====== Dataset content ======

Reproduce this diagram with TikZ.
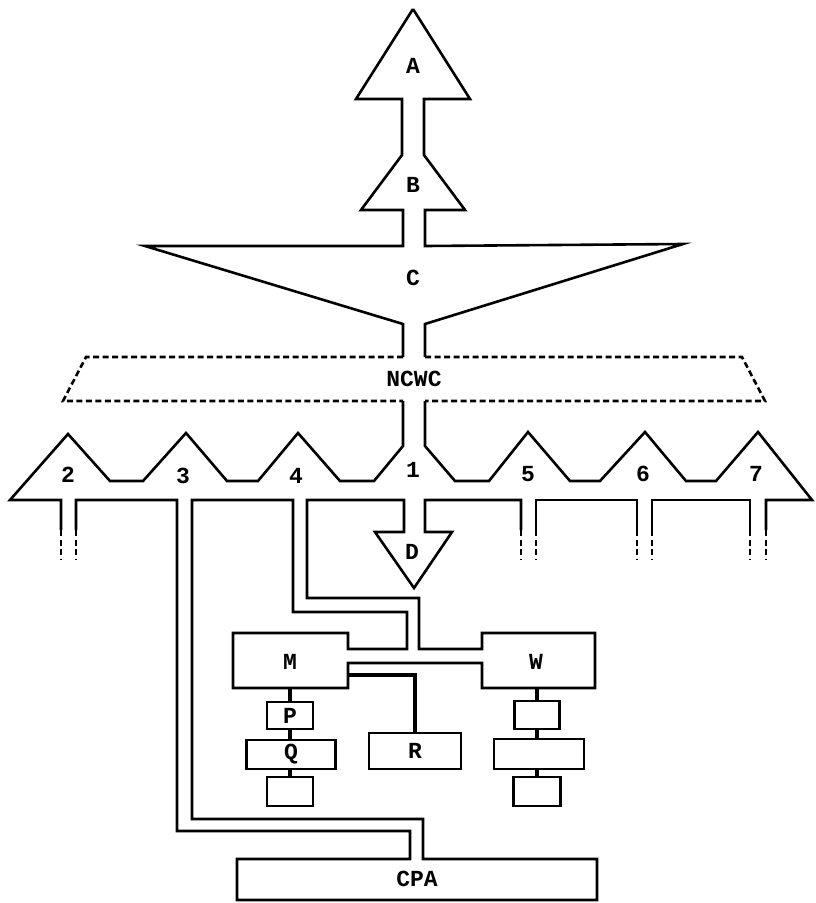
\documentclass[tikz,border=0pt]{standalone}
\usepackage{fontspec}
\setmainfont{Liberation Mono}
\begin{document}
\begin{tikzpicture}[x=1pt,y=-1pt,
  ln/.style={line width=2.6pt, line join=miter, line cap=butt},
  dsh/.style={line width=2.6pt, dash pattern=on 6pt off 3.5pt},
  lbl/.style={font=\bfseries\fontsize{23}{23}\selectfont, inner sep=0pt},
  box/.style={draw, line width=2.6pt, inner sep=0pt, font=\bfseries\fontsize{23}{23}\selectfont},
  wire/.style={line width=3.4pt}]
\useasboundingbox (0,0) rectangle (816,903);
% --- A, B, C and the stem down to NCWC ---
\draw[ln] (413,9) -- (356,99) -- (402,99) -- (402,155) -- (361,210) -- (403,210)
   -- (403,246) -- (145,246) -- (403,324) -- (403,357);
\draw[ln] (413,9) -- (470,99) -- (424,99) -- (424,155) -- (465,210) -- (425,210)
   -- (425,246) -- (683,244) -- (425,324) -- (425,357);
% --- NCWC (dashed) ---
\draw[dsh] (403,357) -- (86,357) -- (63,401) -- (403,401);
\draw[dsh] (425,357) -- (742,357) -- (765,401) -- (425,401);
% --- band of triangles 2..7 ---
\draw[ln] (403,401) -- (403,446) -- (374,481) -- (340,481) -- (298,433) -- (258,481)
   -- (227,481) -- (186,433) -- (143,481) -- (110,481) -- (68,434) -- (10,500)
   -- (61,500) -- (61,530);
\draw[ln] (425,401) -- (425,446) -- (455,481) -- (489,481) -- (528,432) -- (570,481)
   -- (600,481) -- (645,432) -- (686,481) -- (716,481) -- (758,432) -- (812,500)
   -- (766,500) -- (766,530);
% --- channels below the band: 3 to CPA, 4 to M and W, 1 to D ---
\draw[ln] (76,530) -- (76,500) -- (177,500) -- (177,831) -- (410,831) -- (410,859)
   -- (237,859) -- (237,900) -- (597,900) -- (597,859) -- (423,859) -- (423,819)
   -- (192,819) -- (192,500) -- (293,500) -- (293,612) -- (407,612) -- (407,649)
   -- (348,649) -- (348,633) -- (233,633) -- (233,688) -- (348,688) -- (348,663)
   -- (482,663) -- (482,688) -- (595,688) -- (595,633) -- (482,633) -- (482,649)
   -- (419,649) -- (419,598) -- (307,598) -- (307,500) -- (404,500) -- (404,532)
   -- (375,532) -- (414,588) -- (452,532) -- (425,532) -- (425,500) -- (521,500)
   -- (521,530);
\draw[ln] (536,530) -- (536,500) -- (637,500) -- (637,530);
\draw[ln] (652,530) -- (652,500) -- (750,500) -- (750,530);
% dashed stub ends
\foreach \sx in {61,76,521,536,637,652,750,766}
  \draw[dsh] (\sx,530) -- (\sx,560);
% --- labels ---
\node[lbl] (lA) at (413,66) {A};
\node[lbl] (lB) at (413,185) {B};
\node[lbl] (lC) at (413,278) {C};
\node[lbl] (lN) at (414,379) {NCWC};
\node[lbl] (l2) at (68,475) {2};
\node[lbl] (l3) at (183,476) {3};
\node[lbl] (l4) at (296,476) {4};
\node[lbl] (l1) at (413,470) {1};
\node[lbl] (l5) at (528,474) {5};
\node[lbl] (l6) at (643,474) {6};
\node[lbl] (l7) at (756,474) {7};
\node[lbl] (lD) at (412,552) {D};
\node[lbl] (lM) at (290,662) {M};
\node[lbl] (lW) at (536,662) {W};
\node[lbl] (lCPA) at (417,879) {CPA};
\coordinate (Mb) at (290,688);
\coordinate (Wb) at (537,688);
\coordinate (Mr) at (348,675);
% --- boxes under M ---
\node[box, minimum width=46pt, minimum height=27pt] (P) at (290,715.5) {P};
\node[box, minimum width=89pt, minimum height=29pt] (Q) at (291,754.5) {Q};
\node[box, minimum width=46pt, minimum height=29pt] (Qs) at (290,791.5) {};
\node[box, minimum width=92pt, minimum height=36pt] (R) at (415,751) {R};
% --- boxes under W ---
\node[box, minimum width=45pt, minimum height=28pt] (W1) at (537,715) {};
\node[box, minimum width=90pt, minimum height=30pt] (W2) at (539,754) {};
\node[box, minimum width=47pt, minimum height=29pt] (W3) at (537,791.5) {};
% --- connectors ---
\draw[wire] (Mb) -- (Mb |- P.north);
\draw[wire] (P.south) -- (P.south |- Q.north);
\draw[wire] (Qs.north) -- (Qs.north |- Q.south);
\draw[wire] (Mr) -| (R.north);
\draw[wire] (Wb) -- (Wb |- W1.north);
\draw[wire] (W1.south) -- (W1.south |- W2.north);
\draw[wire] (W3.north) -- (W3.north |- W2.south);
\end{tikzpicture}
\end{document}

======

## Aim of the task
Copy the data exactly. Any picture it contains is to be omitted.

## Task output
Reproduce this diagram with TikZ.
\documentclass[tikz,border=0pt]{standalone}
\usepackage{fontspec}
\setmainfont{Liberation Mono}
\begin{document}
\begin{tikzpicture}[x=1pt,y=-1pt,
  ln/.style={line width=2.6pt, line join=miter, line cap=butt},
  dsh/.style={line width=2.6pt, dash pattern=on 6pt off 3.5pt},
  lbl/.style={font=\bfseries\fontsize{23}{23}\selectfont, inner sep=0pt},
  box/.style={draw, line width=2.6pt, inner sep=0pt, font=\bfseries\fontsize{23}{23}\selectfont},
  wire/.style={line width=3.4pt}]
\useasboundingbox (0,0) rectangle (816,903);
% --- A, B, C and the stem down to NCWC ---
\draw[ln] (413,9) -- (356,99) -- (402,99) -- (402,155) -- (361,210) -- (403,210)
   -- (403,246) -- (145,246) -- (403,324) -- (403,357);
\draw[ln] (413,9) -- (470,99) -- (424,99) -- (424,155) -- (465,210) -- (425,210)
   -- (425,246) -- (683,244) -- (425,324) -- (425,357);
% --- NCWC (dashed) ---
\draw[dsh] (403,357) -- (86,357) -- (63,401) -- (403,401);
\draw[dsh] (425,357) -- (742,357) -- (765,401) -- (425,401);
% --- band of triangles 2..7 ---
\draw[ln] (403,401) -- (403,446) -- (374,481) -- (340,481) -- (298,433) -- (258,481)
   -- (227,481) -- (186,433) -- (143,481) -- (110,481) -- (68,434) -- (10,500)
   -- (61,500) -- (61,530);
\draw[ln] (425,401) -- (425,446) -- (455,481) -- (489,481) -- (528,432) -- (570,481)
   -- (600,481) -- (645,432) -- (686,481) -- (716,481) -- (758,432) -- (812,500)
   -- (766,500) -- (766,530);
% --- channels below the band: 3 to CPA, 4 to M and W, 1 to D ---
\draw[ln] (76,530) -- (76,500) -- (177,500) -- (177,831) -- (410,831) -- (410,859)
   -- (237,859) -- (237,900) -- (597,900) -- (597,859) -- (423,859) -- (423,819)
   -- (192,819) -- (192,500) -- (293,500) -- (293,612) -- (407,612) -- (407,649)
   -- (348,649) -- (348,633) -- (233,633) -- (233,688) -- (348,688) -- (348,663)
   -- (482,663) -- (482,688) -- (595,688) -- (595,633) -- (482,633) -- (482,649)
   -- (419,649) -- (419,598) -- (307,598) -- (307,500) -- (404,500) -- (404,532)
   -- (375,532) -- (414,588) -- (452,532) -- (425,532) -- (425,500) -- (521,500)
   -- (521,530);
\draw[ln] (536,530) -- (536,500) -- (637,500) -- (637,530);
\draw[ln] (652,530) -- (652,500) -- (750,500) -- (750,530);
% dashed stub ends
\foreach \sx in {61,76,521,536,637,652,750,766}
  \draw[dsh] (\sx,530) -- (\sx,560);
% --- labels ---
\node[lbl] (lA) at (413,66) {A};
\node[lbl] (lB) at (413,185) {B};
\node[lbl] (lC) at (413,278) {C};
\node[lbl] (lN) at (414,379) {NCWC};
\node[lbl] (l2) at (68,475) {2};
\node[lbl] (l3) at (183,476) {3};
\node[lbl] (l4) at (296,476) {4};
\node[lbl] (l1) at (413,470) {1};
\node[lbl] (l5) at (528,474) {5};
\node[lbl] (l6) at (643,474) {6};
\node[lbl] (l7) at (756,474) {7};
\node[lbl] (lD) at (412,552) {D};
\node[lbl] (lM) at (290,662) {M};
\node[lbl] (lW) at (536,662) {W};
\node[lbl] (lCPA) at (417,879) {CPA};
\coordinate (Mb) at (290,688);
\coordinate (Wb) at (537,688);
\coordinate (Mr) at (348,675);
% --- boxes under M ---
\node[box, minimum width=46pt, minimum height=27pt] (P) at (290,715.5) {P};
\node[box, minimum width=89pt, minimum height=29pt] (Q) at (291,754.5) {Q};
\node[box, minimum width=46pt, minimum height=29pt] (Qs) at (290,791.5) {};
\node[box, minimum width=92pt, minimum height=36pt] (R) at (415,751) {R};
% --- boxes under W ---
\node[box, minimum width=45pt, minimum height=28pt] (W1) at (537,715) {};
\node[box, minimum width=90pt, minimum height=30pt] (W2) at (539,754) {};
\node[box, minimum width=47pt, minimum height=29pt] (W3) at (537,791.5) {};
% --- connectors ---
\draw[wire] (Mb) -- (Mb |- P.north);
\draw[wire] (P.south) -- (P.south |- Q.north);
\draw[wire] (Qs.north) -- (Qs.north |- Q.south);
\draw[wire] (Mr) -| (R.north);
\draw[wire] (Wb) -- (Wb |- W1.north);
\draw[wire] (W1.south) -- (W1.south |- W2.north);
\draw[wire] (W3.north) -- (W3.north |- W2.south);
\end{tikzpicture}
\end{document}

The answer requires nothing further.